Uno de los ineludibles placeres que conlleva pertenecer a la clase media, es la solvencia económica que permite visitar el cine una vez por quincena. Y mientras uno va creciendo, también lo hace el ritmo de la industria y los intereses se van volviendo más específicos; las salas se tornan pequeñas, las restricciones perecen. La coincidencia acomoda el tablero (siempre es mejor pensar en un vago demiurgo, —más concepto que potencia) y dispone que el Palacio Chino dé la película Daniel y Ana (2009). Puestas así las piezas más importantes, los dos personajes que van llegando, madre e hijo, a esa calle del extremo poniente del Centro Histórico, en la que languidecerá hasta la extinción el glorioso cine de temática oriental, son peones que no sueñan coronarse, sino divertirse.

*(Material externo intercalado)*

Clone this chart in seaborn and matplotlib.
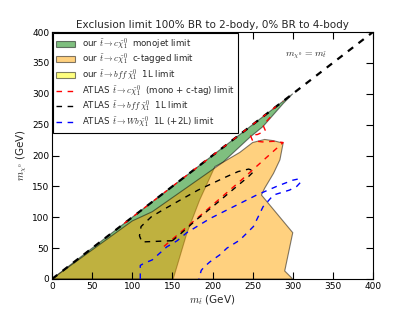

Están equivocadas las piezas, no hay diversión en la película, acaso la involuntaria risa nerviosa que ataca a los incómodos. Además, a ninguna pieza, por más liberal que se sienta, le puede resultar cómodo el tema del secuestro, la violación y el incesto. Las piezas no tienen idea, en ese momento, en esa sala callada donde otras piezas, silenciosas igual, se debaten entre la permanencia o la partida — la bonita tradición de salirse de la sala cuando la película no te gusta—, no tienen idea de que la obsesión del director, Michel Franco, es mirar el resultado de lo que los demás obligan a sus protagonistas a hacer. Porque una de las formas de violencia es el ejercicio del poder. Y entonces ya las piezas eran parte de un juguete más grande llamado Matrioshka, en donde el director de la película les ejercía la incomodidad vestida de morbo. Las piezas no pueden dejar de ver lo inevitable de los personajes. Y aunque se pueda ver a los actantes de las películas en tomas largas y sin cortes, en momentos domésticos que tampoco nos dicen mucho de lo que piensan, ni de lo que esperan; al final lo irremediable llega junto a los créditos.
Varios años después, dos peones, uno de ellos por segunda ocasión, se enfrentan a Franco, a su lentitud e inevitabilidad. Quizá ya se intuye cierta predilección por los personajes en situaciones no económicamente precarias. Algo que otros alfiles y caballos han desprestigiado como el género: “los ricos también sufrimos”. Puede ser que Franco sólo quiera hablar de lo que conoce, puede ser que la violencia en todos los tableros sea ya tan intolerable y tan indistinguible que el estrato social de los personajes que aparecen en Después de Lucía (2012) sea un simple accesorio, una variedad de tablero de apariencia lujosa, pese a seguir siendo, en el fondo, la cuadrícula dicotómica de sesenta y cuatro espacios disputables. La película tiene una mayor distribución. La cobija el gigante mediático Televisa, nadie sabe bajo qué ejercicios y con qué obligaciones, pero muchos recordamos haber visto la portada del filme en casi todos los puestos de películas clonadas de la ciudad.
Un lustro pasa. El peón que hemos acompañado hasta ahora se enfrenta de nuevo a la particular mirada del cineasta. Pasado ha, aquel, por alto otros trabajos de éste, pero ineludiblemente, entra de nuevo a la sala, una vez más en compañía de una mujer. De Las hijas de Abril (2017) es el turno. Con una narrativa más ágil e intrusiva, con una cámara que patenta su rareza y con historias que intentan abarcar estratos más amplios, el peón y su acompañante sufren con la historia de manipulación, abandono y competencia. Entonces sucede lo inaudito, el peón reconoce en un personaje a un antiguo compañero de otras casillas, de otros gambitos y aperturas. Qué dicha saber que ahora es parte de ese universo cinematográfico de dobleces y destinos truncos. Al final de la película hay un dejo de esperanza, una suspensión de lo terrible, un movimiento engañoso que despista y cimbra la mesa de juego, dejándola en desventaja, inadvertida de lo que vendría.
Este año. Con todas las precauciones posibles, que siempre son pocas, en un ardite que suena indolente, despreocupado y grosero, el peón va al cine a ver Nuevo orden (2020) Y acompañado con la compañera efectiva, con la ficha perfecta que él quiere convertir en su reina. No por obligación, ni por desesperación, sino por todo aquello que no está en las películas de Franco: libertad. Es cierto, el peón lo reconoce once años después: Michel Franco es un creador helénico, un rápsoda trágico que ha entendido lo más terrible de la tragedia, su apabullante giro inalterable, impredecible y ejercitablemente humano. El reverso de la libertad que implica ser esclavo del aparente albedrío en el que nos desplazamos, cada uno con sus movimientos previamente escritos sobre la nada.